Challenge |
Check each line of the material below for "matplotlib", then copy the ones that contain it.

---------------

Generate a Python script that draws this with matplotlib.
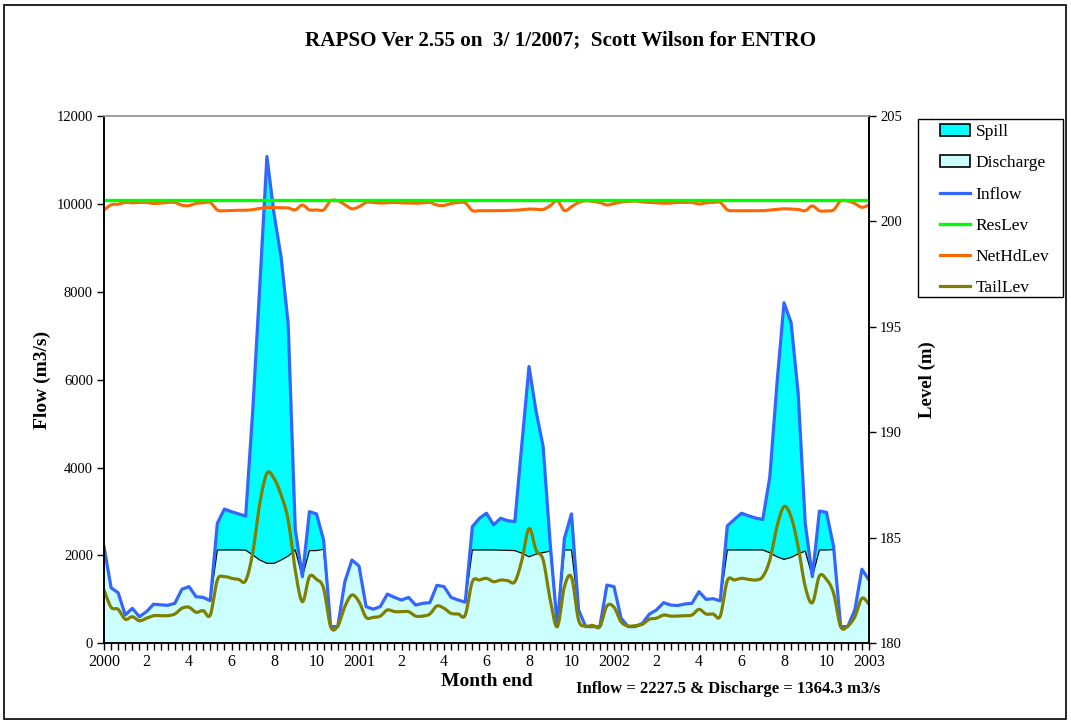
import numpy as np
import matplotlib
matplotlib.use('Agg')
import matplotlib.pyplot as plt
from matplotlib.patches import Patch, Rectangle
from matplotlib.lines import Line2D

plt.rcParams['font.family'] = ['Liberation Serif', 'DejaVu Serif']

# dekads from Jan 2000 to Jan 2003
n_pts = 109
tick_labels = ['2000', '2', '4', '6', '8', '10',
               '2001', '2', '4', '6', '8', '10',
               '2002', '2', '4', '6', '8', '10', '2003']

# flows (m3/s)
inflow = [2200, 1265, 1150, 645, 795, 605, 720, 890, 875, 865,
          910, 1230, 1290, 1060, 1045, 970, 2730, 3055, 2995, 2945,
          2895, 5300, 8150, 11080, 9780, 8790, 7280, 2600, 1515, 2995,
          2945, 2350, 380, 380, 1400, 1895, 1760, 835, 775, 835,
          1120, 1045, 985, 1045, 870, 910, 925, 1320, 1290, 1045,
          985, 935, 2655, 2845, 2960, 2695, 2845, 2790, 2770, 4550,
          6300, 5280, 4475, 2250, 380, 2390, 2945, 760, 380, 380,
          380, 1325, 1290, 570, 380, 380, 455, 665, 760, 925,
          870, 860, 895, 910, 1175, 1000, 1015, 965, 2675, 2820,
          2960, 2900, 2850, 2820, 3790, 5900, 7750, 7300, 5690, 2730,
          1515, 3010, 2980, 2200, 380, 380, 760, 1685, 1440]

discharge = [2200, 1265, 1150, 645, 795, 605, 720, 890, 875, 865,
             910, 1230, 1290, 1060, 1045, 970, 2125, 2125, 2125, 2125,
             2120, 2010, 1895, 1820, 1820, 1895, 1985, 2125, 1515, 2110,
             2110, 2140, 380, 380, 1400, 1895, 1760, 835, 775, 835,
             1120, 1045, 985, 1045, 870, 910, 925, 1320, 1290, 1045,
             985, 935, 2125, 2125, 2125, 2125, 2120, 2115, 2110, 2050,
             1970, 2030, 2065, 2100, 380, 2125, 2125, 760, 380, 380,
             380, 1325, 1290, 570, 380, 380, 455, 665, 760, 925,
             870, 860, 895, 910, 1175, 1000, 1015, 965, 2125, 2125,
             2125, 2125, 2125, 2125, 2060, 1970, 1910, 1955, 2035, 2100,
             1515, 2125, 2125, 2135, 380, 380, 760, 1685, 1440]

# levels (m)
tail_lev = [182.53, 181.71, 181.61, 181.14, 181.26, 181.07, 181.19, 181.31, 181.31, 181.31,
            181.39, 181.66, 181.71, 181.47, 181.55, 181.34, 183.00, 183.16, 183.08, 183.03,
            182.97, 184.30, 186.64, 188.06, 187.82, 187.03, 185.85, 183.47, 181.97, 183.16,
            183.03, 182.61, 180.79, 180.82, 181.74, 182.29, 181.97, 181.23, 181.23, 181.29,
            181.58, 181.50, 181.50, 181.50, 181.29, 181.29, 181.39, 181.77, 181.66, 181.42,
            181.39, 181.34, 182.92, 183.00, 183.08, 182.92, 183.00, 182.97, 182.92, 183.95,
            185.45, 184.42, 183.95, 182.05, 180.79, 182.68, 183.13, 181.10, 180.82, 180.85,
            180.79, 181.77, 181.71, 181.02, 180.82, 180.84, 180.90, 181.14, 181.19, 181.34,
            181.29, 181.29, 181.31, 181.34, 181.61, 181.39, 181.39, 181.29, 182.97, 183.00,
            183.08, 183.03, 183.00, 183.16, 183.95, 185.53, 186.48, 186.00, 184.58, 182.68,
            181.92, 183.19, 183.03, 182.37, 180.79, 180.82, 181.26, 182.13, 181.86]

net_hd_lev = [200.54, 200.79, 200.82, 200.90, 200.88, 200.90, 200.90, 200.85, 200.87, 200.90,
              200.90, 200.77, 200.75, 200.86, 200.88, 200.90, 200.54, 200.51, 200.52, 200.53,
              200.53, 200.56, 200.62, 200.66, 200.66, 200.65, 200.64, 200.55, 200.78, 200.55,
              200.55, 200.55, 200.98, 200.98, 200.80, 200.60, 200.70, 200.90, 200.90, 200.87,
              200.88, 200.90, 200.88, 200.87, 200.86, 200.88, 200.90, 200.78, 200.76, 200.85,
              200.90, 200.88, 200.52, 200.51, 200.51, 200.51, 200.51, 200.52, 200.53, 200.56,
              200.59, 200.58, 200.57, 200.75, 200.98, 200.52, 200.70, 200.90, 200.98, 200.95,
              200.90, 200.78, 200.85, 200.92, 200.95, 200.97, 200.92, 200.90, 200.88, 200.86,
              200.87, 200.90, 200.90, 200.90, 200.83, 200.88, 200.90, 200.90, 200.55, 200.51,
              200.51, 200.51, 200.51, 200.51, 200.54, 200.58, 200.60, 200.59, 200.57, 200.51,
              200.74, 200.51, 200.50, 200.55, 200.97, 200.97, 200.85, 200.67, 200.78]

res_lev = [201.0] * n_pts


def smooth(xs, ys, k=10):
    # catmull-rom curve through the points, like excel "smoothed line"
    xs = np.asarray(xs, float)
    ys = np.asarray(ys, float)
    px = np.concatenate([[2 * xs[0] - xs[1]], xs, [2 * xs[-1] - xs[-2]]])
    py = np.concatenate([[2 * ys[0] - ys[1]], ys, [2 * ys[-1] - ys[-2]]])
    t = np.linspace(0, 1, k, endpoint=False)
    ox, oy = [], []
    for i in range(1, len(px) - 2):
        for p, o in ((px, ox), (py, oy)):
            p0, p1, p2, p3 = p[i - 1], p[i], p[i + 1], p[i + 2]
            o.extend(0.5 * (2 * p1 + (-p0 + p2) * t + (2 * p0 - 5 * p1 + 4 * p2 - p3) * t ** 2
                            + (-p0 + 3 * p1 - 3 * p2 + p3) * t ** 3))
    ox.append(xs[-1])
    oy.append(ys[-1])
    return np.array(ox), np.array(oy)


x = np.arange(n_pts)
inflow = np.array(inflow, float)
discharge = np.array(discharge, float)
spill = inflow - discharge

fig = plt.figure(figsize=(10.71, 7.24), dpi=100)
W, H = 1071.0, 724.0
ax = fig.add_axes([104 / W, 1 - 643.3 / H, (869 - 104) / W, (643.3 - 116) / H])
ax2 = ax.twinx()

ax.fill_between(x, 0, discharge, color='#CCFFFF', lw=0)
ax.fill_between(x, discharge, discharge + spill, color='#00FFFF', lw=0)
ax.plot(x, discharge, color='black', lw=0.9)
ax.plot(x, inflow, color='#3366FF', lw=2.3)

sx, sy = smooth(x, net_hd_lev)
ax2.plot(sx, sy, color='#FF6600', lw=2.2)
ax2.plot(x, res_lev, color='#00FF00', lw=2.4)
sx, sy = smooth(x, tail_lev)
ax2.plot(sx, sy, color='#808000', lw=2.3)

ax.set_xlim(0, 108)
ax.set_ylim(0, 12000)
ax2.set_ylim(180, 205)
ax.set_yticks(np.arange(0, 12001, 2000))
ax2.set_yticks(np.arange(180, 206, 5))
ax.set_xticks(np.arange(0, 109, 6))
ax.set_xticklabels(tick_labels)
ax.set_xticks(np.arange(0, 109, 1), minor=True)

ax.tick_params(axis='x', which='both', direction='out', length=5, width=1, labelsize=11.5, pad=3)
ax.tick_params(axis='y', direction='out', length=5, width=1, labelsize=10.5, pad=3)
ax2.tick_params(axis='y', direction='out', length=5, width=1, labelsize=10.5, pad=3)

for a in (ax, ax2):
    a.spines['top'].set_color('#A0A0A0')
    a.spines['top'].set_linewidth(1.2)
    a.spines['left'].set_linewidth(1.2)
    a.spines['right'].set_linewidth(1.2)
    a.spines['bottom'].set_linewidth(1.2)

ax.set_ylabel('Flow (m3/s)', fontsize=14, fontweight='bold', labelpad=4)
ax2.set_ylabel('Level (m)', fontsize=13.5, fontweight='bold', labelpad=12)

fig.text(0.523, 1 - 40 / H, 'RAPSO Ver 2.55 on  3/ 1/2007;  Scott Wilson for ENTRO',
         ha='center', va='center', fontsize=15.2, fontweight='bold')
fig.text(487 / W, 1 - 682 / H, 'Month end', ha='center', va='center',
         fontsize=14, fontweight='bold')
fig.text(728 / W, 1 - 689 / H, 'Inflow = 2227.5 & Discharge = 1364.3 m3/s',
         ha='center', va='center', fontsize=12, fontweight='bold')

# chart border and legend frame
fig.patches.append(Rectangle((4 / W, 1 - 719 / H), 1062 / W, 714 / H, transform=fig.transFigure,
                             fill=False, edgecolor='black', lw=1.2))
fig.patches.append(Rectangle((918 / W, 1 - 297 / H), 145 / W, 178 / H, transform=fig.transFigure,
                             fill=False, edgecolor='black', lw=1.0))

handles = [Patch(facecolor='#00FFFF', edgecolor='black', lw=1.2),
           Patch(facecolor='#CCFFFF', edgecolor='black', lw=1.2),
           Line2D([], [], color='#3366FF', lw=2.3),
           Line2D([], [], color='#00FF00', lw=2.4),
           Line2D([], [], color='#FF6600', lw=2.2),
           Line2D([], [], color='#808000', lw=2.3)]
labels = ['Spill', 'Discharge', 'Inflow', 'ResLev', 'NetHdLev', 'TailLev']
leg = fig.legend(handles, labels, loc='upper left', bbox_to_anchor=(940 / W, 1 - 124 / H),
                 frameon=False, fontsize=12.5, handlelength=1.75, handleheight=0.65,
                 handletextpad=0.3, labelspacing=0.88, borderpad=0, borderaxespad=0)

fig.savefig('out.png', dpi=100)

---------------

Exercise solution |
Generate a Python script that draws this with matplotlib.
import matplotlib
matplotlib.use('Agg')
import matplotlib.pyplot as plt
from matplotlib.patches import Patch, Rectangle
from matplotlib.lines import Line2D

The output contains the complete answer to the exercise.